> [To do]: Produce nothing but an exact copy of the lines from the one containing "Recreate this image as a Python" through the one containing "plt.rcParams['font.size'] = 13", and do not carry over pictures.

Code that draws figures
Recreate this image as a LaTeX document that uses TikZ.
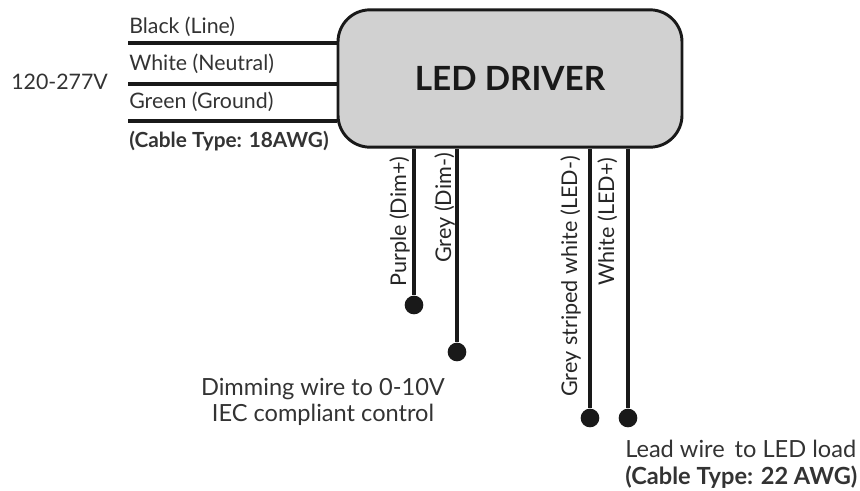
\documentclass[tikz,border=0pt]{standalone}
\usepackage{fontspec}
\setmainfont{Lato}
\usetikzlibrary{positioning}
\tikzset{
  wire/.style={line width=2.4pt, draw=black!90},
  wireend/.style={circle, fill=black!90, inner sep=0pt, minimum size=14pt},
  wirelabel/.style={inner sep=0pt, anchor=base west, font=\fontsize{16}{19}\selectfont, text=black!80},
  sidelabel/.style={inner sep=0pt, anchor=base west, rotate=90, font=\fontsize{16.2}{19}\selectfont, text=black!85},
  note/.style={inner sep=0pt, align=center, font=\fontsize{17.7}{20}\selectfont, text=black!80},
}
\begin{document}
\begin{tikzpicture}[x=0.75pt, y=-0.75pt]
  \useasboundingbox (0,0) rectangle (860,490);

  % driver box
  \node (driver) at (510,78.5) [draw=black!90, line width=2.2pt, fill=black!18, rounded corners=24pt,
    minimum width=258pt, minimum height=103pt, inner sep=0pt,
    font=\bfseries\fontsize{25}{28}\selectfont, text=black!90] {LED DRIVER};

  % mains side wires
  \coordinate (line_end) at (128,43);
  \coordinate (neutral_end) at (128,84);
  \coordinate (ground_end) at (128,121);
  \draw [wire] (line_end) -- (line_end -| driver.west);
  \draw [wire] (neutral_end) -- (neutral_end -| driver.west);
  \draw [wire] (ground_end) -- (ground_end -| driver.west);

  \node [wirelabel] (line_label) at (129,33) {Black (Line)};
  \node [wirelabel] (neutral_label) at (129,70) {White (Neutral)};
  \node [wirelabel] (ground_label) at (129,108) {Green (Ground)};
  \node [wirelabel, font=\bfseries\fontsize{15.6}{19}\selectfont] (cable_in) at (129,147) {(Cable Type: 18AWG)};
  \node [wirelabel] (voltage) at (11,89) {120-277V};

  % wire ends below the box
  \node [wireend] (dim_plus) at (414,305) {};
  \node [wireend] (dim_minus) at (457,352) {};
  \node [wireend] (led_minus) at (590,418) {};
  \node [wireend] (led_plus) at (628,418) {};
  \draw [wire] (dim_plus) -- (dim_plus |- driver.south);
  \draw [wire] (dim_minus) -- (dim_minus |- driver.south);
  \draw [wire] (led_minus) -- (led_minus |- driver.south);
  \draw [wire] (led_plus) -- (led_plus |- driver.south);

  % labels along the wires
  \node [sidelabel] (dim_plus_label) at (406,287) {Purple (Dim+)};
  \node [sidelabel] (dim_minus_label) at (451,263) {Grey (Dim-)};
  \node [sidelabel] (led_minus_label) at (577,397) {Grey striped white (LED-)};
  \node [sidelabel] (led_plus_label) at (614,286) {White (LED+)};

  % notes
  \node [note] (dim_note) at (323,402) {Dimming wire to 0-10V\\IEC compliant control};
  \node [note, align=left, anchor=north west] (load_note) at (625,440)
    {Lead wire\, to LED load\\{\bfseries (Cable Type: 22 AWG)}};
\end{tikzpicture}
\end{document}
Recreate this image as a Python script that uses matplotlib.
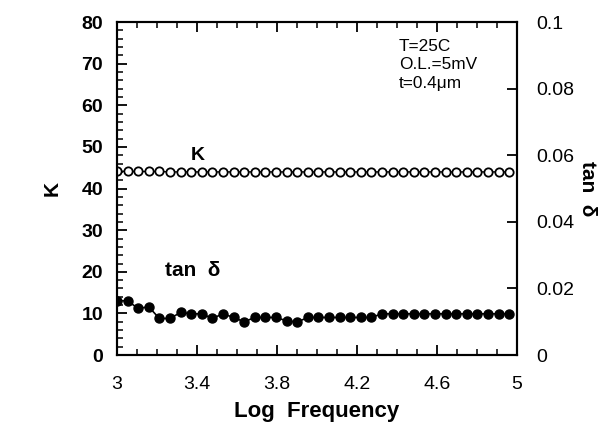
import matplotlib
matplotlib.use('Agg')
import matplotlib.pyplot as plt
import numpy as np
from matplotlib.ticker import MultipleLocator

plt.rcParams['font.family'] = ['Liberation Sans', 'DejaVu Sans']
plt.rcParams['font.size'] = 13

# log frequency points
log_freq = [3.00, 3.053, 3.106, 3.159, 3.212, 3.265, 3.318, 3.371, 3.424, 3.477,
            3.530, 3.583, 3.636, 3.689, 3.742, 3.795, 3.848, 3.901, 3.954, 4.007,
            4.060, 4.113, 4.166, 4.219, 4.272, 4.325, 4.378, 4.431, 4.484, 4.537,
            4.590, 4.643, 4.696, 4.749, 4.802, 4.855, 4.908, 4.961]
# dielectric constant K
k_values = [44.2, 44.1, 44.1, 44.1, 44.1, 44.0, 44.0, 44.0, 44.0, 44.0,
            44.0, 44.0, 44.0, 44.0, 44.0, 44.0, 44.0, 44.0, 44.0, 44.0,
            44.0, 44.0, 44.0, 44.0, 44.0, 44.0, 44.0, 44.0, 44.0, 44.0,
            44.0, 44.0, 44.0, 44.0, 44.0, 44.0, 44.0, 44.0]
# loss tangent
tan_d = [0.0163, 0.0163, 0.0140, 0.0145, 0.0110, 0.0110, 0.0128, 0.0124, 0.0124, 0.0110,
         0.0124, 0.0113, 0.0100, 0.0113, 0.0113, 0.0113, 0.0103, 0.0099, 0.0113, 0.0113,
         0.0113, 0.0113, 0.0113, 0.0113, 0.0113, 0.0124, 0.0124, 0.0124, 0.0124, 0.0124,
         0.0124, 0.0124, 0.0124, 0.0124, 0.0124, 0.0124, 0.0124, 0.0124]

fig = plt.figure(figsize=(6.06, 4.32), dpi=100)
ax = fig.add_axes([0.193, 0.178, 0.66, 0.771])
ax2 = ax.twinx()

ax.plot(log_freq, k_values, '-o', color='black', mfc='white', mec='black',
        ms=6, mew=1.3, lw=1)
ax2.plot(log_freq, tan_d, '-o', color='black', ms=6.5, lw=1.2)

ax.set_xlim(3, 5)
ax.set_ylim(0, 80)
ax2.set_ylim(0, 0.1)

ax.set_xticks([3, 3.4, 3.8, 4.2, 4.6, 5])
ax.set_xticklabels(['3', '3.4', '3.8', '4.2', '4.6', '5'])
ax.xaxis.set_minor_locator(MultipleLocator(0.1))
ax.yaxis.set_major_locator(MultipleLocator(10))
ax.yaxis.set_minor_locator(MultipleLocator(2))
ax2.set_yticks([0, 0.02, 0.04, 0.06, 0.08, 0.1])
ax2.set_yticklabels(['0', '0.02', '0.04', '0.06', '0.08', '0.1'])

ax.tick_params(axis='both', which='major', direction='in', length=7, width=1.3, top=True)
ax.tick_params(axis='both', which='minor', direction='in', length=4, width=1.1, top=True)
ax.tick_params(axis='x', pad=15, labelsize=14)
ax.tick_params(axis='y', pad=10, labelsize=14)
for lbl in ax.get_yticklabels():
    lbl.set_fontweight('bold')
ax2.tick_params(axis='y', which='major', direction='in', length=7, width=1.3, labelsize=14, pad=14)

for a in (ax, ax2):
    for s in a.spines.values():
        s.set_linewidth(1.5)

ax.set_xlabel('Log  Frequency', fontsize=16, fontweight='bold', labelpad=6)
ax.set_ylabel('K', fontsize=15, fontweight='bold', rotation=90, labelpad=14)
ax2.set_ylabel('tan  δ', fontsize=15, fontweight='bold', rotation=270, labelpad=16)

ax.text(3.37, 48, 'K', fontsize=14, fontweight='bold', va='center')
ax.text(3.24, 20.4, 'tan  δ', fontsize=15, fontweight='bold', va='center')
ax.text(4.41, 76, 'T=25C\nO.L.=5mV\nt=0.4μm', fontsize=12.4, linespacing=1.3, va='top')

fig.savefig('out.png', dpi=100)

> [Response below]:
Recreate this image as a Python script that uses matplotlib.
import matplotlib
matplotlib.use('Agg')
import matplotlib.pyplot as plt
import numpy as np
from matplotlib.ticker import MultipleLocator

plt.rcParams['font.family'] = ['Liberation Sans', 'DejaVu Sans']
plt.rcParams['font.size'] = 13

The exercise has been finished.